Friday, November 17, 2006

State NAEP performance with race considered

Comparing scholastic achievement across states is inherently flawed if the demographic composition of the student body isn't taken into account. That flaw isn't limited to the educational realm, of course--it holds for criminality, income, and a host of other social measures. It also skews international comparisons.

Considering racial characteristics isn't enough to make perfect comparisons between states, but it goes a long way in predicting crime rates (the correlation between violent crime and race as defined by the five categories of non-Hispanic white, black, Hispanic, Asian, and Native American is .85). For estimated average IQ by state, race correlates at .85 as well. In other words, the racial composition of a state 'explains' 72% of its performance.

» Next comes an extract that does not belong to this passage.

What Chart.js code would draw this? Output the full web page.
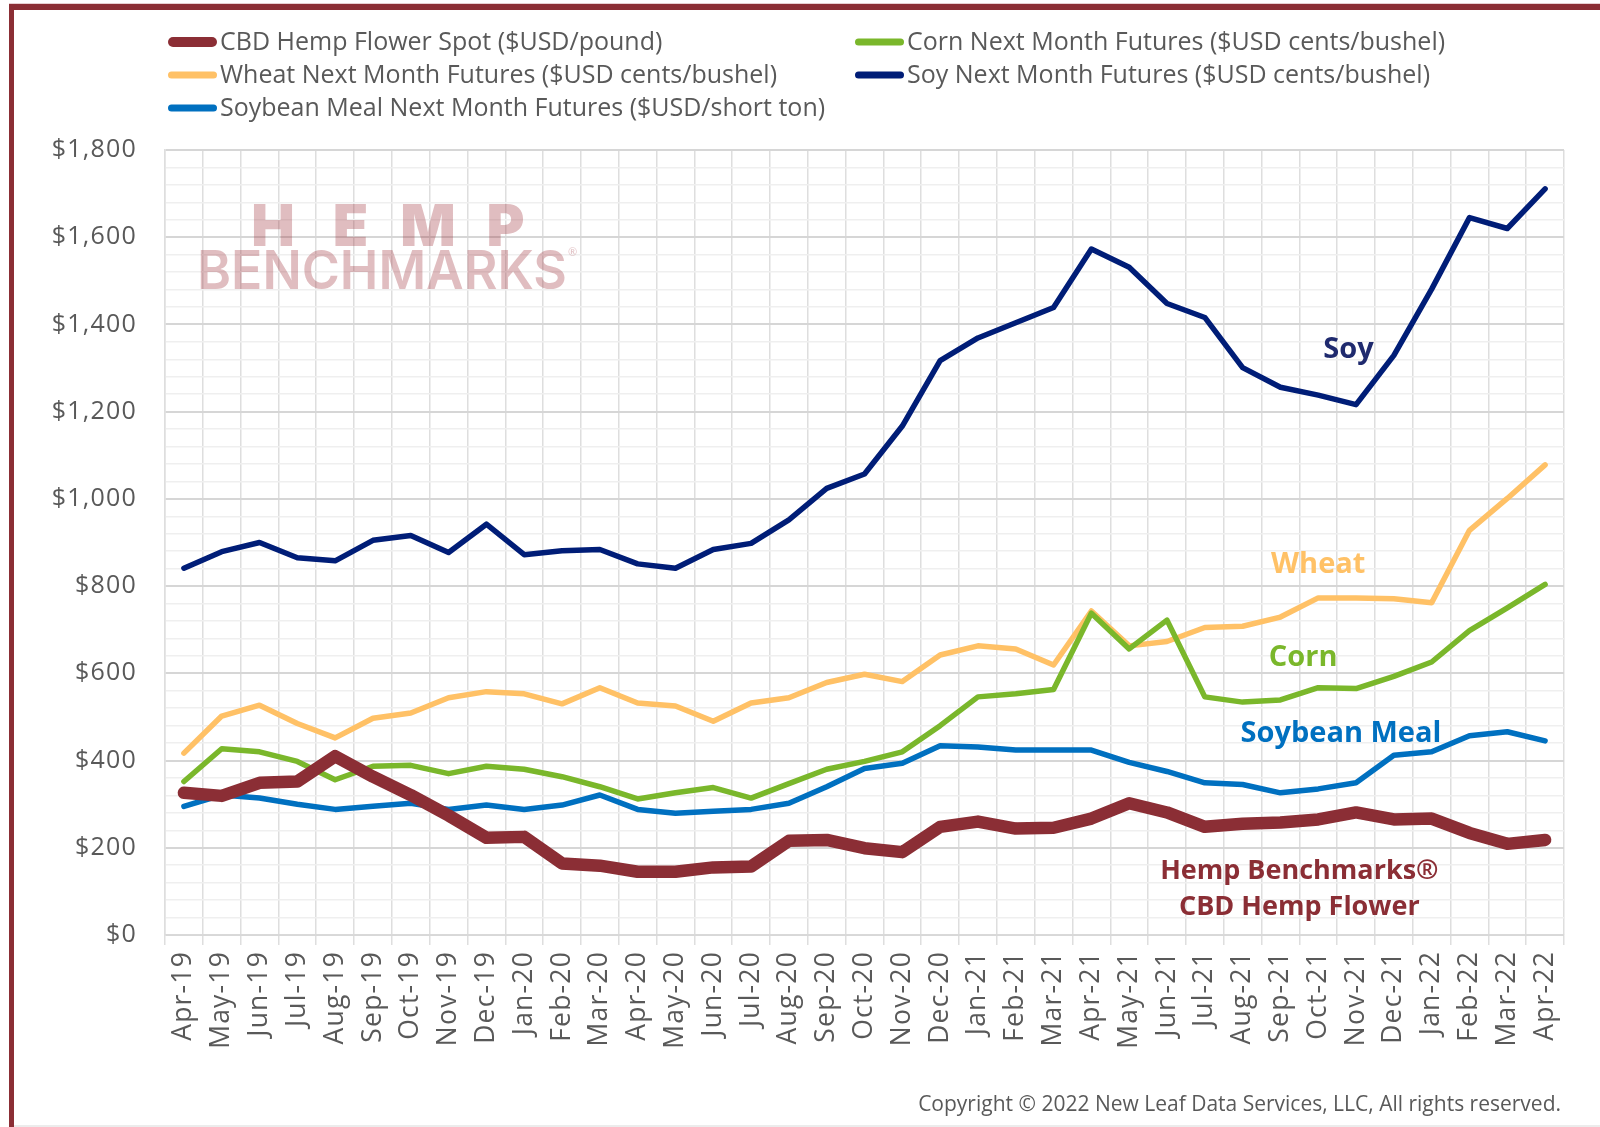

The correlation is vigorous but not perfect. So how do the various states fare given their respective compositions? I built a regression equation taking into account only said demographic data by state to come up with estimated state scores, then compared those to the actual results. Following is that comparison--a positive number indicates that the state scored X IQ points higher than would be expected by racial composition alone, a negative number indicates a score X points lower than would be expected:

1) Virginia -- 2.57
2) Massachusetts -- 2.51
3) Delaware -- 2.25
4) New Jersey -- 2.20
5) Maryland -- 1.60
6) South Carolina -- 1.55
7) Minnesota -- 1.48
8) Texas -- 1.38
9) Colorado -- 1.17
10) New York -- 1.15
11) Wisconsin -- .90
12) North Dakota -- .84
13) North Carolina -- .78
14) South Dakota -- .77
15) Montana -- .77
16) Georgia -- .73
17) Illinois -- .69
18) Conneticut -- .65
19) Ohio -- .57
20) Michigan -- .57
21) Washington -- .55
22) Alaska -- .50
23) Kansas -- .40
24) Nebraska -- .29
25) Vermont -- .10
26) New Hampshire -- .07
27) Pennsylvania -- .02
28) Florida -- (.13)
29) Idaho -- (.16)
30) Missouri -- (.23)
31) Wyoming -- (.25)
32) Louisiana -- (.25)
33) Oregon -- (.27)
34) Iowa -- (.27)
35) California -- (.63)
36) Hawaii -- (.71)
37) Arizona -- (.94)
38) Indiana -- (.95)
39) Oklahoma -- (1.08)
40) Maine -- (1.13)
41) Utah -- (1.21)
42) New Mexico -- (1.21)
43) Tennessee -- (1.26)
44) Arkansas -- (1.45)
45) Kentucky -- (1.47)
46) Mississippi -- (1.58)
47) Rhode Island -- (1.75)
48) DC -- (1.93)
49) Alabama -- (2.09)
50) Nevada -- (2.25)
51) West Virginia -- (4.09)

Erudite Massachusetts performs well even when its propitious demographic composition is weighed against it. Virginia and Colorado, states that Steve notes tend to be the pride of the red states, both do well. What about the Bush Texas miracle? Does the threat of accountability have a modestly positive effect on average test scores? The Northeast generally does pretty well, with the exception of Rhode Island. The destitute Appalachian state of West Virginia rounds out the bottom.

The military's test battery not only helps create the racial harmony and solid performance that it is renowned for, it also leads to army brats a notch above their civilian peers. The DoDEA (the school system for the children of military personnel overseas), if counted as an individual state, is 3.35 points higher than predicted, besting the rest of the country.

5 comments:

JSBolton said...

The unsurpassed results of the DoDEA in comparison to states, tells where the problem lies.
It has to be the children of the parents with IQ's below 90, or whatever the cut-off for foreign-stationed military with school-age children may be.

faq said...

I wonder what the relationship is between expenditures and results. It should be easy to find out. Race is probably a much better predictor than dollars, yet how many times is THAT brought up as a way to improve test scores?

crush41 said...

Faq,

When I get back home I will. But I've messed around with the numbers before, and expenditures and performance show no statistically sound relationship at all. Adjusted for race, money helps a bit for all groups except blacks, although this appears to be mostly the effect of higher costs (and standards) of living.

Steve Sailer said...

I wonder what's going on in South Carolina? Most of the other top states have lots of colleges and/or jobs to bring in bright people, but South Carolina might be doing well just on good schooling techniques.

crush41 said...

South Carolina does particularly well with its black population, although its Hispanics and whites both perform better than expected, especially for the South. That probably has something to do with Fort Jackson (DoDEA operates mostly outside the US).